Он говорил, что любил ее как родную дочь. В детстве перенес осложненный паратит, результат – бесплодие. У него не могло быть собственных детей. А ему так хотелось дочку! Он и воспитывал ее как родную дочь, заботился о ней, хорошая школа, репетиторы, дорогие игрушки. Он просто души в ней не чаял, и вот… Мешков сочувствовал ему, верил до последнего.
Когда пришли результаты экспертизы и отпираться было уже бесполезно, мужчина вдруг перестал плакать и заявил, что девочка сама провоцировала его. Она, знаете ли, была уже далеко не ребенком!
Ходила по дому в трусиках и маечке, имея, между прочим, такую грудь, которой не каждая взрослая женщина может похвалиться. Усаживалась к нему на колени, обнимала: «Папочка, папуля…» Он тоже не железный. Не хотел ее трогать, конечно. Долго боролся с собой, но потом… А убил он ее, потому что она могла все рассказать своей матери, его жене.
Животное. Сытое, холеное животное.
Мешков тогда испытал острое чувство удушающей ненависти, смотрел на этого урода стиснув кулаки, так что ногти впились в кожу, чувствуя как кровь бьет в виски, и несколько секунд боролся с отчаянным желанием повалить эту сволочь на пол и бить его ногами в пах, в грудь, в лицо… И, пожалуй, он мог это сделать. Мог. Если бы не куча посторонних людей, он бы так и сделал.
Но не стал. Просто отдышался, успокоился, обмяк на стуле, чувствуя себя шариком, из которого выпустили воздух. Ни к чему это все.

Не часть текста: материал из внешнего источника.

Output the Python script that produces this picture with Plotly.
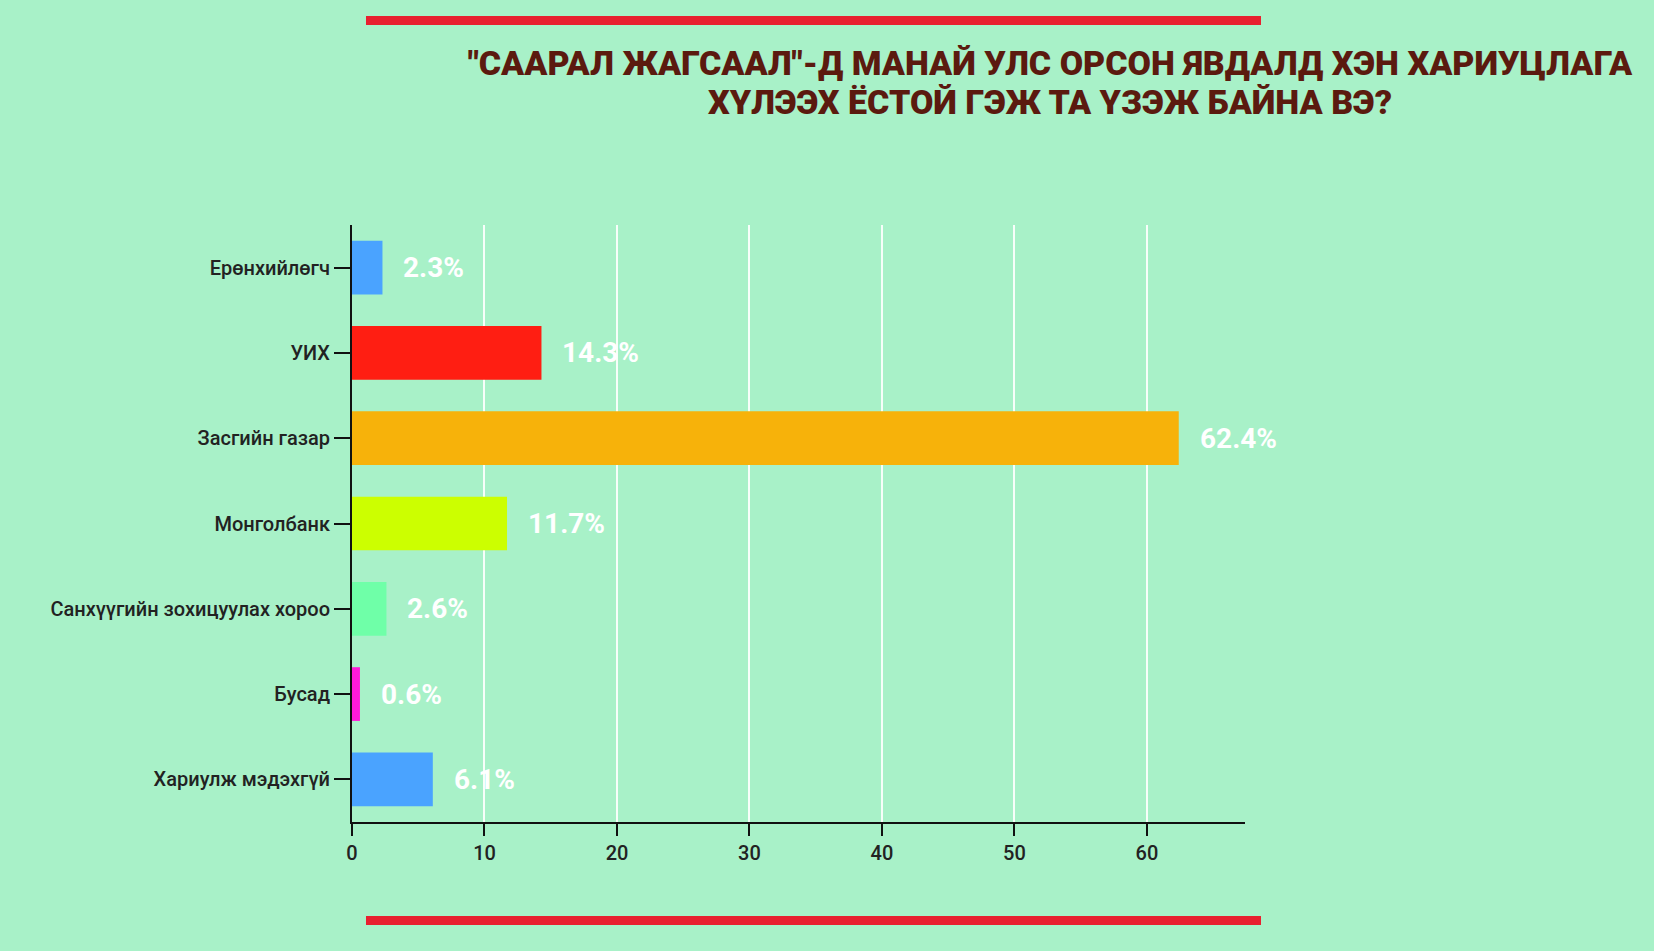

Эти несколько секунд борьбы с собой стоили ему невероятных усилий, и он понял, что его сердце подверглось такому испытанию, что он мог запросто получить инфаркт. А может у него и был инфаркт, потому что он все время массировал область сердца и никак не мог сделать полноценный вдох.
Детоубийцу признали невменяемым, отправили на лечение. И через несколько лет домой его забирала жена, мать той самой истерзанной в клочья девчонки. Мешков знал много таких женщин, у которых любовь и потребность непременно оставаться замужней дамой доходили до абсурда.
После этого случая Мешков запсиховал и хотел уйти с работы. Но шеф, который знал его прекрасно, не стал его отговаривать. Дал ему отпуск, целые две недели. «Побудь дома, поваляйся с книжкой в руках, побездельничай. Можешь пить без просыпу. Но через две недели я жду тебя на работе.»
Мешков хотел возразить. Но шеф не стал его слушать. И сказал фразу из какого-то фильма, которую очень любил: «Кто ты, если не следователь? И кто следователь, если не ты?» И добавил: «Брось, Ваня. У всех бывают такие тяжелые минуты. Не стоит пороть горячку».
Мешков пробыл дома две недели, переживая тяжелые минуты один, и был этому рад. Он не хотел никого видеть. Люди, все без исключения, казались ему жадными, глупыми, жестокими. И сам он казался себе таким. Он весь как-будто покрылся скользской, мерзкой слизью. Не то, чтобы он считал всех способными на тяжкие преступления. Просто сама человеческая природа казалась ему глубоко порочной. Каждый, думалось ему тогда, при определенных обстоятельствах мог оболгать коллегу, переспать с женой друга, присвоить чужие деньги… Он не хотел никого видеть. Из головы не выходило гладко выбритое холеное лицо, обильно залитое фальшивыми слезами. И дышать было по-прежнему трудно.
Жена была в долгосрочной командировке, звонила ему иногда, сообщала какие-то подробности, которые он пропускал мимо ушей. Спрашивала, все ли в порядке. Он отвечал монотонным голосом, да, все хорошо, не волнуйся. И она спокойно прощалась с легким сердцем. А ведь несколько лет назад, думал Мешков, она бы непременно почувствовала неладное, все бросила бы, примчалась домой. Теперь – нет. И он первый раз подумал тогда, что они стали чужими.